Foreign liabilities of other monetary financial institutions comprise foreign currency liabilities and foreign kuna liabilities.
Within foreign kuna and foreign currency liabilities, liabilities to foreign financial institutions are reported separately from liabilities to foreign non-financial institutions (total and by financial instruments). Items Demand deposits and Savings deposits comprise transaction accounts and savings deposits.
As from March 2013, data on item Loans have been revised to exclude data related to subordinated and hybrid instruments. Item “o/w: Subordinated and hybrid instruments”, which was up to March 2013 reported under Loans and advances, has been reclassified accordingly. It is now reported as a separate item and includes all instruments on the liability side having the features of a subordinated or hybrid instrument.

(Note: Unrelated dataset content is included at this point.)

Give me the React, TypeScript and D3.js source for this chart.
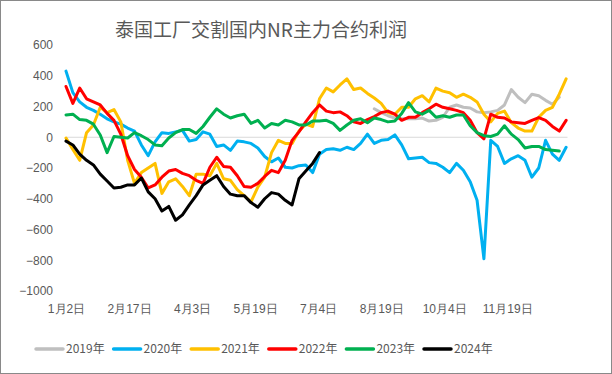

TABLE D11 Deposits of the central government and social security funds with other monetary financial institutions

The table reports total credit institutions’ kuna and foreign currency liabilities to the central government and social security funds, with the exception of restricted (kuna and foreign currency) deposits by the central government and social security funds with credit institutions.
Kuna and foreign currency deposits by the central government and social security funds are shown separately. Kuna deposits comprise demand deposits, savings deposits, time and notice deposits, and loans received from the central government and social security funds. Foreign currency deposits comprise savings deposits, time deposits and notice deposits.

TABLE D12 Restricted and blocked deposits with other monetary financial institutions

The table shows households’ restricted (kuna and foreign currency) deposits and blocked deposits.
Blocked foreign currency deposits include households’ foreign currency deposits, regulated by the Act on Converting Households’ Foreign Currency Deposits into the Public Debt of the Republic of Croatia.